Node Disk Manager (NDM) fills a gap in the chain of tools required for managing persistent storage for stateful applications using Kubernetes. DevOps architects in the container era must serve the infrastructure needs of applications and of application developers in an automated way that delivers resilience and consistency across environments. These requirements mean that the storage stack must itself be extremely flexible so that Kubernetes and other software in the cloud-native ecosystem can easily use this stack. The NDM plays a foundational role in the storage stack for Kubernetes by unifying disparate disks and by providing the capability to pool them in part by identifying them as a Kubernetes object. Also, NDM discovers, provisions, monitors, and manages the underlying disks in such a way that Kubernetes PV provisioners such as OpenEBS and other storage systems and Prometheus can manage the disk subsystems.
Prometheus and Grafana
Prometheus is installed as a micro service by the OpenEBS operator during the initial setup. Prometheus monitoring for a given volume is controlled by a volume policy. With granular volume, disk-pool, and disk statistics, the Prometheus and Grafana tool combination help the OpenEBS user community to monitor their use of persistent data.
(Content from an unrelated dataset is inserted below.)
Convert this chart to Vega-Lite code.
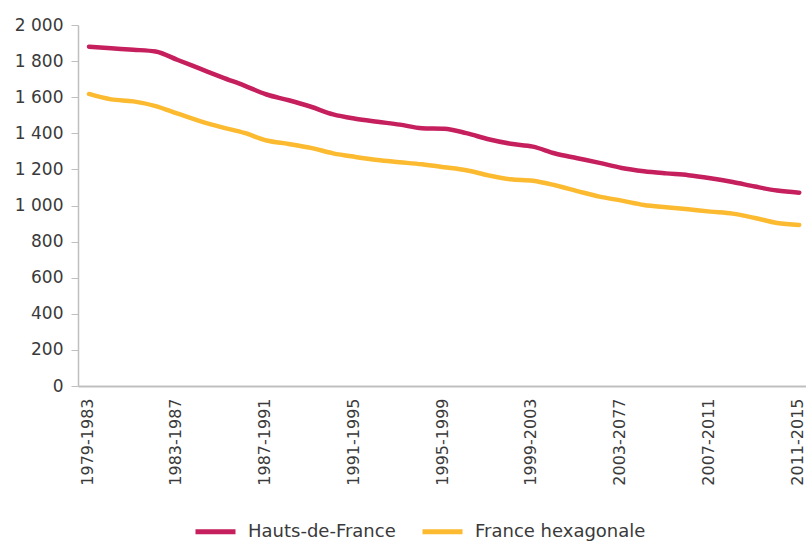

WeaveScope is a well-regarded cloud-native visualisation solution in Kubernetes to view metrics, tags and metadata within the context of a process, container, service or host. Node Disk Manager components, volume pods, and other persistent storage structures of Kubernetes have been enabled for WeaveScope integration. With these enhancements, exploration and traversal of these components have become significantly easier.